_AVAILABLE DATA:_
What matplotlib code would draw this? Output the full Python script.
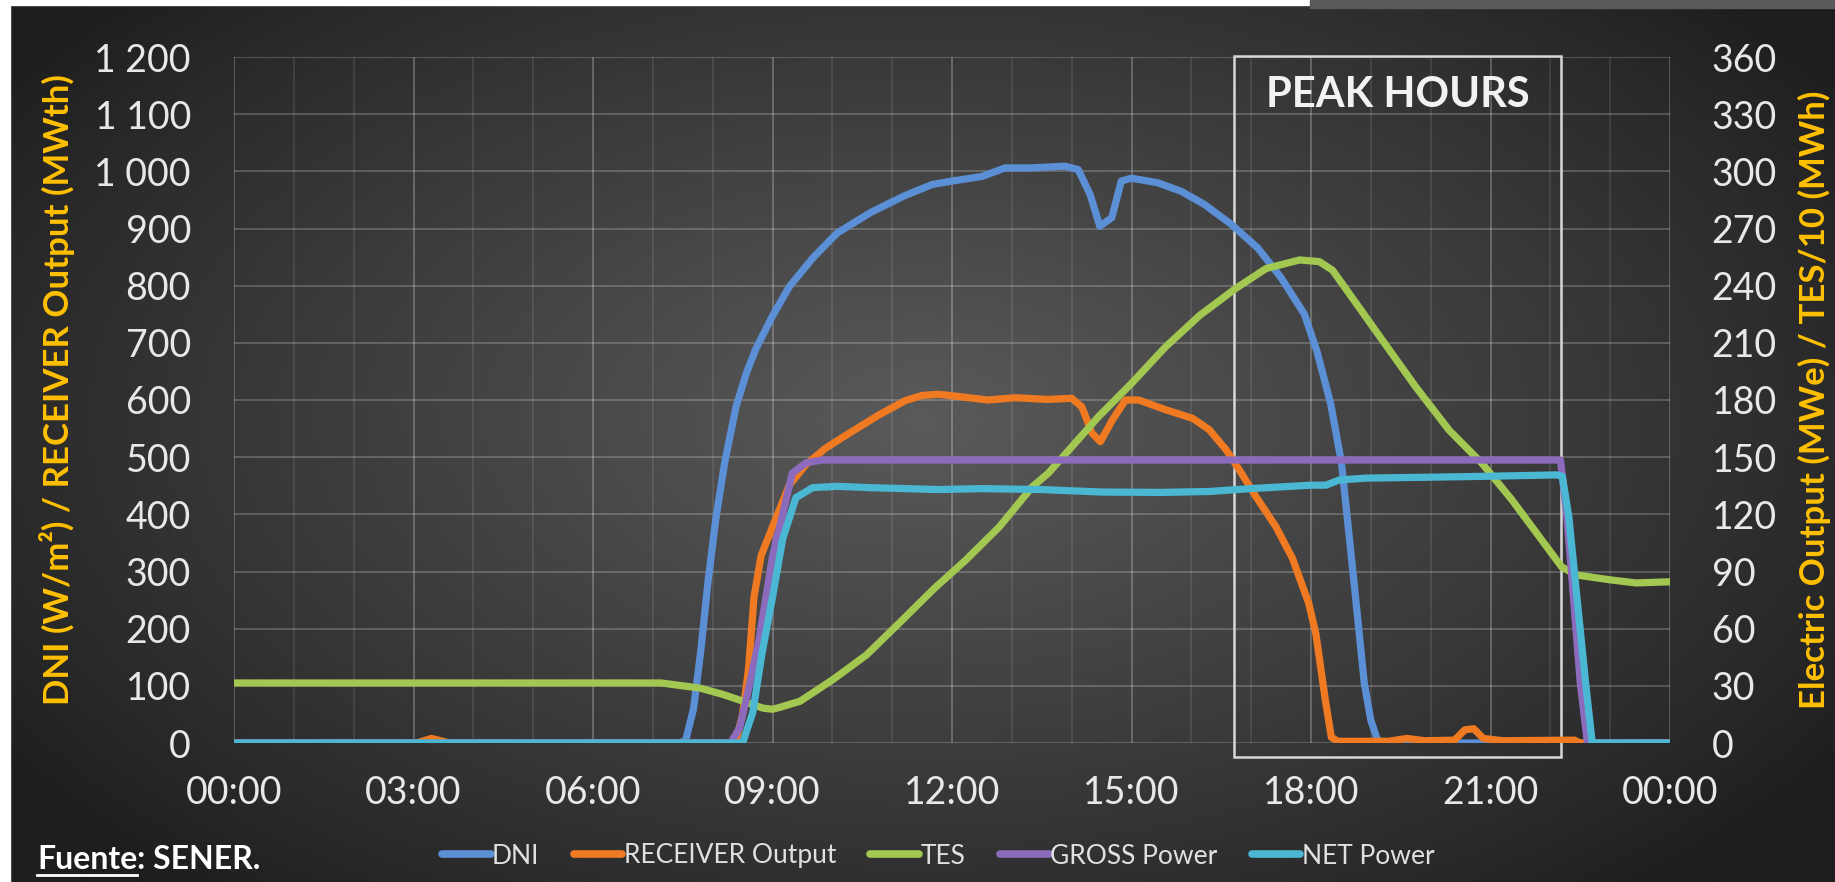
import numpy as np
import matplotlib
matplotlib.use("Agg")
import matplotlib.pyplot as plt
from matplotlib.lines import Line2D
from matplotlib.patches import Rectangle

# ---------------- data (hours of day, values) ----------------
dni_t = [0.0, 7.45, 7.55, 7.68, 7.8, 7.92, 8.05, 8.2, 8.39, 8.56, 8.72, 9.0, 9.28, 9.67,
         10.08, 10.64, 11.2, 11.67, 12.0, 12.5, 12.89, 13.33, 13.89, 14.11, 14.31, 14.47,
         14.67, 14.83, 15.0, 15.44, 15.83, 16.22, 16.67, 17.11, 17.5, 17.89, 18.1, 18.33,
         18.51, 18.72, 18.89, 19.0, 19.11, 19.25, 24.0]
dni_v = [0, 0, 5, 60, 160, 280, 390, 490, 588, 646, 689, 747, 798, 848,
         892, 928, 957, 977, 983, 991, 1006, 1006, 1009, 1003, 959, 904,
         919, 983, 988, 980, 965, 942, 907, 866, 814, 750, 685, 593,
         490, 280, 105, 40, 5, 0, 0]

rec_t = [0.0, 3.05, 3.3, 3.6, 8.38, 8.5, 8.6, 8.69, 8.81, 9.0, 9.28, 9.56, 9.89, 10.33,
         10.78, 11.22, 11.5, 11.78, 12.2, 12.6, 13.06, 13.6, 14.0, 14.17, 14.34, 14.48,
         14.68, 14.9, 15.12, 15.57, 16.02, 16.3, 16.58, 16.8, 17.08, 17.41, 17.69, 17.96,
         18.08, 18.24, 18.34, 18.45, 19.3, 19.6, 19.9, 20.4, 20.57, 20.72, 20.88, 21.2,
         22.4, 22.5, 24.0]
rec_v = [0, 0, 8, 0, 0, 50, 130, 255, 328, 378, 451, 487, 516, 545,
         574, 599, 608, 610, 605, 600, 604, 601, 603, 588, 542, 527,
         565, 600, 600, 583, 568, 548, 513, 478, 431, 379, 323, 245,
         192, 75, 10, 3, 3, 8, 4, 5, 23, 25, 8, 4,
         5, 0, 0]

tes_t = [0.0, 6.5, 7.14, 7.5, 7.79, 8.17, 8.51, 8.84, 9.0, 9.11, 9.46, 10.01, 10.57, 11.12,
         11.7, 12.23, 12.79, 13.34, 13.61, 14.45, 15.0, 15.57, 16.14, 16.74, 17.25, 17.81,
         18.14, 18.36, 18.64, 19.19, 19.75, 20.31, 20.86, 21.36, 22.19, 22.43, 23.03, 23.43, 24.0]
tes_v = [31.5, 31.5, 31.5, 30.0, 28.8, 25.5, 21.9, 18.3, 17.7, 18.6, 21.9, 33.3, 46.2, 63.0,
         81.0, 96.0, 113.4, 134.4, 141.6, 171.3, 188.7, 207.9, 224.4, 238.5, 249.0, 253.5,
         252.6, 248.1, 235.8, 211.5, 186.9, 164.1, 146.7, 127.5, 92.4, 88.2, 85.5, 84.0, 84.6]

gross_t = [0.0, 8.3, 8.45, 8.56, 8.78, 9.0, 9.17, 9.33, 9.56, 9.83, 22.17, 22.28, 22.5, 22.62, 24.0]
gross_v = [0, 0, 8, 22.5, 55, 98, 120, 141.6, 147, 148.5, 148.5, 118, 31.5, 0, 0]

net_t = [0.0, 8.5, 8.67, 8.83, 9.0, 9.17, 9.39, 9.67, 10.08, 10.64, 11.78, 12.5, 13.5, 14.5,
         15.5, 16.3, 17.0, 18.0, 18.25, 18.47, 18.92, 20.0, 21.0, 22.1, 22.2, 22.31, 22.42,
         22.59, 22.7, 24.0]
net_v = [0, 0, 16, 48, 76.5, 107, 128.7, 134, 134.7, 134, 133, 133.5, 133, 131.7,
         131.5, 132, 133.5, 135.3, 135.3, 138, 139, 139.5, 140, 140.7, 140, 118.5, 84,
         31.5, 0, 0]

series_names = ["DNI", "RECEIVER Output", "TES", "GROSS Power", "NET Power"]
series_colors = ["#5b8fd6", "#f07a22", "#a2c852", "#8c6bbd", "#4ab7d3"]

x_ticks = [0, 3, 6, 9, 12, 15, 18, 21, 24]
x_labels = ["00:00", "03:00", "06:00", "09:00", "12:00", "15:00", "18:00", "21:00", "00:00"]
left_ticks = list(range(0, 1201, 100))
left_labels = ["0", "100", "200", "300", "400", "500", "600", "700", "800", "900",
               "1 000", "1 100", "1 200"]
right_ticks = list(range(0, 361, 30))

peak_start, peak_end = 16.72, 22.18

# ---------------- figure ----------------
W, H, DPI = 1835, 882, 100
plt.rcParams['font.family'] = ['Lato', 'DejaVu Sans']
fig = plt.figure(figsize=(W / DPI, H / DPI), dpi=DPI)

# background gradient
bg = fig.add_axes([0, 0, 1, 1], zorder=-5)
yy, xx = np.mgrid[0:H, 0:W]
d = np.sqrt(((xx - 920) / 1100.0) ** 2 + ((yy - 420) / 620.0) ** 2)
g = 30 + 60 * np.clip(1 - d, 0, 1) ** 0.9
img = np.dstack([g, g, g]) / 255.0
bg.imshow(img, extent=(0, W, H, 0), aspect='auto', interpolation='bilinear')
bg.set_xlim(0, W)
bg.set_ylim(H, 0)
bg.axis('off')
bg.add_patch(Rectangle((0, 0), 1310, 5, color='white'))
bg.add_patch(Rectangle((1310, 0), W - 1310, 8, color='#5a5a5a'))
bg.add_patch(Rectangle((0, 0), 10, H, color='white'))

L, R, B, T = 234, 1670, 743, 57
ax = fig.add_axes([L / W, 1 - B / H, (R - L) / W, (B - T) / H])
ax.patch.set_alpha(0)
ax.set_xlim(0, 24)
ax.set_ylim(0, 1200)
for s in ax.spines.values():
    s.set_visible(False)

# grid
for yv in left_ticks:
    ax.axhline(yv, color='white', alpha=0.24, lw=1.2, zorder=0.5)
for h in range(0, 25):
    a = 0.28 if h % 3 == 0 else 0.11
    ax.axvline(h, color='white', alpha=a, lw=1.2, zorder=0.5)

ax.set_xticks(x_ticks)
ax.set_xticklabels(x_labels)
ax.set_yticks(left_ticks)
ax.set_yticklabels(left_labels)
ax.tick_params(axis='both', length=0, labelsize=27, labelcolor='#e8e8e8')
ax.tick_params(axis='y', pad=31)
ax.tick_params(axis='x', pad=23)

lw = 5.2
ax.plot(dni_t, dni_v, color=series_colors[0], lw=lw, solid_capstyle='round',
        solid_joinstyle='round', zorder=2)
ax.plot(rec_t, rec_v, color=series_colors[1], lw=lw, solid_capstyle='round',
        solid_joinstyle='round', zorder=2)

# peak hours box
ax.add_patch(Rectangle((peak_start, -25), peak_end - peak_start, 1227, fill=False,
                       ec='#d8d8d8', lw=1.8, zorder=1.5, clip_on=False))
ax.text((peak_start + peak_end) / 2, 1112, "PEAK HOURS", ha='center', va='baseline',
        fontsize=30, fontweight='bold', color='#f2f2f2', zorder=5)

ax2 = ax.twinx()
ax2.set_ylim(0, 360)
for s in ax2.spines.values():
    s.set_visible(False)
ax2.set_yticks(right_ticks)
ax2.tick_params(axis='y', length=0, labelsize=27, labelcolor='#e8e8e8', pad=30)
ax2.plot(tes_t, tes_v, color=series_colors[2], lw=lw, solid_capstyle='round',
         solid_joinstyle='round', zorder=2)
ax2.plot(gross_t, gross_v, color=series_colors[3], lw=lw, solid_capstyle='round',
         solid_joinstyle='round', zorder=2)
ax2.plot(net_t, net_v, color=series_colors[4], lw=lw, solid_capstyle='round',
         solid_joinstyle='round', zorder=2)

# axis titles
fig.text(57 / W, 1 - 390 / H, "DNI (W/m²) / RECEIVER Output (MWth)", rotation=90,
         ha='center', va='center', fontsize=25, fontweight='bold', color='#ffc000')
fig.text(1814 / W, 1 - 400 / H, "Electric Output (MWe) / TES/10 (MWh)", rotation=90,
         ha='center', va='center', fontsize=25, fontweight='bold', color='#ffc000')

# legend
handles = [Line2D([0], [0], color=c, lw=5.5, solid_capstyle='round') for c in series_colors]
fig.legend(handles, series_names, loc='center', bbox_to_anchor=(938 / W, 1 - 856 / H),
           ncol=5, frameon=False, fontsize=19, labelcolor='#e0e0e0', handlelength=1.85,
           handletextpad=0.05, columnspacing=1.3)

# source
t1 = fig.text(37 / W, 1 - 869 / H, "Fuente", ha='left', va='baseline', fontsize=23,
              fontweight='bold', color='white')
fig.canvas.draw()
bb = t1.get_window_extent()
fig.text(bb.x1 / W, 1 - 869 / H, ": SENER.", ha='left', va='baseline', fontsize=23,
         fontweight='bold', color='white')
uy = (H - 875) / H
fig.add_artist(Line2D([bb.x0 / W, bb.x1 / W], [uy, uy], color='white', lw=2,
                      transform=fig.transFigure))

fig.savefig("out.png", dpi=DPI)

_WHAT TO WORK ON:_
Go from the first line of the data above to the line containing "85.5, 84.0, 84.6]" and retype exactly those lines, both included, but none of the pictures.

_ANSWER:_
What matplotlib code would draw this? Output the full Python script.
import numpy as np
import matplotlib
matplotlib.use("Agg")
import matplotlib.pyplot as plt
from matplotlib.lines import Line2D
from matplotlib.patches import Rectangle

# ---------------- data (hours of day, values) ----------------
dni_t = [0.0, 7.45, 7.55, 7.68, 7.8, 7.92, 8.05, 8.2, 8.39, 8.56, 8.72, 9.0, 9.28, 9.67,
         10.08, 10.64, 11.2, 11.67, 12.0, 12.5, 12.89, 13.33, 13.89, 14.11, 14.31, 14.47,
         14.67, 14.83, 15.0, 15.44, 15.83, 16.22, 16.67, 17.11, 17.5, 17.89, 18.1, 18.33,
         18.51, 18.72, 18.89, 19.0, 19.11, 19.25, 24.0]
dni_v = [0, 0, 5, 60, 160, 280, 390, 490, 588, 646, 689, 747, 798, 848,
         892, 928, 957, 977, 983, 991, 1006, 1006, 1009, 1003, 959, 904,
         919, 983, 988, 980, 965, 942, 907, 866, 814, 750, 685, 593,
         490, 280, 105, 40, 5, 0, 0]

rec_t = [0.0, 3.05, 3.3, 3.6, 8.38, 8.5, 8.6, 8.69, 8.81, 9.0, 9.28, 9.56, 9.89, 10.33,
         10.78, 11.22, 11.5, 11.78, 12.2, 12.6, 13.06, 13.6, 14.0, 14.17, 14.34, 14.48,
         14.68, 14.9, 15.12, 15.57, 16.02, 16.3, 16.58, 16.8, 17.08, 17.41, 17.69, 17.96,
         18.08, 18.24, 18.34, 18.45, 19.3, 19.6, 19.9, 20.4, 20.57, 20.72, 20.88, 21.2,
         22.4, 22.5, 24.0]
rec_v = [0, 0, 8, 0, 0, 50, 130, 255, 328, 378, 451, 487, 516, 545,
         574, 599, 608, 610, 605, 600, 604, 601, 603, 588, 542, 527,
         565, 600, 600, 583, 568, 548, 513, 478, 431, 379, 323, 245,
         192, 75, 10, 3, 3, 8, 4, 5, 23, 25, 8, 4,
         5, 0, 0]

tes_t = [0.0, 6.5, 7.14, 7.5, 7.79, 8.17, 8.51, 8.84, 9.0, 9.11, 9.46, 10.01, 10.57, 11.12,
         11.7, 12.23, 12.79, 13.34, 13.61, 14.45, 15.0, 15.57, 16.14, 16.74, 17.25, 17.81,
         18.14, 18.36, 18.64, 19.19, 19.75, 20.31, 20.86, 21.36, 22.19, 22.43, 23.03, 23.43, 24.0]
tes_v = [31.5, 31.5, 31.5, 30.0, 28.8, 25.5, 21.9, 18.3, 17.7, 18.6, 21.9, 33.3, 46.2, 63.0,
         81.0, 96.0, 113.4, 134.4, 141.6, 171.3, 188.7, 207.9, 224.4, 238.5, 249.0, 253.5,
         252.6, 248.1, 235.8, 211.5, 186.9, 164.1, 146.7, 127.5, 92.4, 88.2, 85.5, 84.0, 84.6]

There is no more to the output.